The light at the end of the tunnel
As Green Great Britain Week heralds a series of events highlighting the booming low-carbon economy, Scottish Renewables’ Director of Communications Nick Sharpe contrasts the devastation writ large in the latest IPCC report with the hope presented by renewable energy.
Last week's IPCC report starkly set out the devastation which climate change is about to wreak on our planet.
As time goes on, a temperature rise above 1.5 degrees, and the consequent negative effects upon the planet, seems more and more likely.
It was heartening, then, to see even a glimmer of light at the end of the tunnel.
The message taken by the world’s media from the IPCC’s latest report wasn't one about dying coral reefs.
It wasn't one about melting ice caps, or even rising sea levels.
It was about renewable energy.
And not just the vast sums of money which we need to spend every year in order to bring our energy system into line with our climate ambitions.
This is a story about the opportunity afforded by the industry in which we are privileged enough to work.
The $2.4 trillion per year which should, the IPCC said, be invested in renewable energy to slow climate change’s progress would be an investment not just in the planet’s future, but in the industries of the future.
Take just one example: the fact that sales of electric vehicles reached a record high last month, accounting for one in every 12 new cars purchased in the UK.
It might be assumed that the electric vehicle industry will just be more of the same: plastic and metal bolted together by robots to produce vehicles which sit idle 95% of the time.
An event at Edinburgh Napier University last week, however, brought into focus the new reality of transport.
Academics and policy-makers openly discussed what may seem like a counter-intuitive strategy: local authorities deliberately holding back from installing electric vehicle charging points not, of course, to discourage electric vehicle use, but to discourage the use of personal transport full stop.
For the folly would really be to replace each petrol car with an electric car.
A Scottish Renewables press release in 2016 looked at the benefits of removing the vast majority of personal transport from our roads:
- Four-lane streets becoming boulevards dominated by people, not machines
- Space currently used for car parking been freed up to solve our housing crisis, create urban parks or give an increasingly urbanised society more space to breathe
The list goes on.
Whether the future of transport is battery-powered electric vehicles or whether hydrogen will play more of a role is a moot point.
One thing is for certain:
What both forms of transport are going to need is more renewable energy.
For while the folly of replacing each petrol car with an electric equivalent is obvious, the folly of fuelling our electric vehicle revolution with dirty, fossil electricity is less so.
Scottish Transport Secretary Michael Matheson, when asked by Scottish Renewables at the Edinburgh Napier event, hit the nail on the head:
“For most people the idea of moving to an EV is that it helps to improve the environment, or to reduce the damage caused to the environment by vehicles which are using fossil fuels.
“To then find out that the electricity they are using comes from a source which is causing damage to the environment completely undermines what we're trying to achieve here.

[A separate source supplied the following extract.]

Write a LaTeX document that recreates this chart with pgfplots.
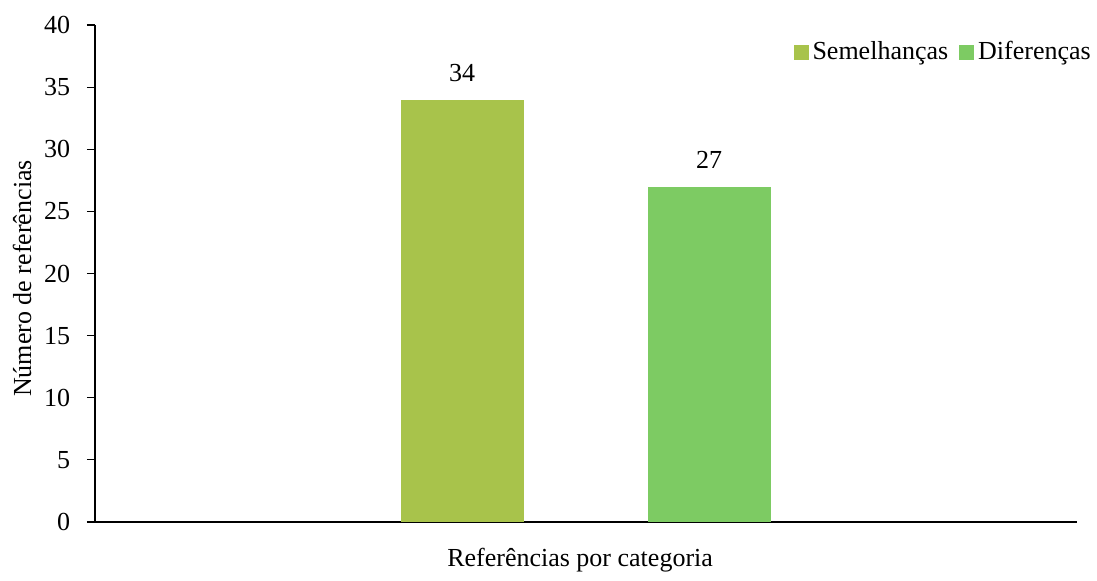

“Our ambition to grow in the renewable energy sector remains - we want to see that continue to develop.
“We want people, when they move to electric vehicles, to have the confidence that the greater part, if not all, of the energy which is being supplied comes from renewable sources. That is our ultimate objective here.”
Our work at Scottish Renewables covers all renewable energy technologies.
And for all their differences, the message is often the same as that highlighted by Mr Matheson.
Heat pumps can revolutionise the way we warm our homes and reduce the enormous carbon impact of the largely-inefficient heating sector.
But it would be madness for heat pumps’ dirty secret to be their dirty power supply.
The same goes for hydrogen: a clean vector which currently, economics dictate, would be produced from fossil fuels.
We know that renewable energy offers a brighter future, not just for Scotland, but for the world.
What the IPCC’s latest report does is bring the reality we live with everyday into sharper focus for everyone else.
Investing in renewables creates jobs, has an enormously positive economic impact and opens a pathway to decarbonising our lives.
The faster we do that, the more chance we have of avoiding the terrible vision painted by the IPCC’s report.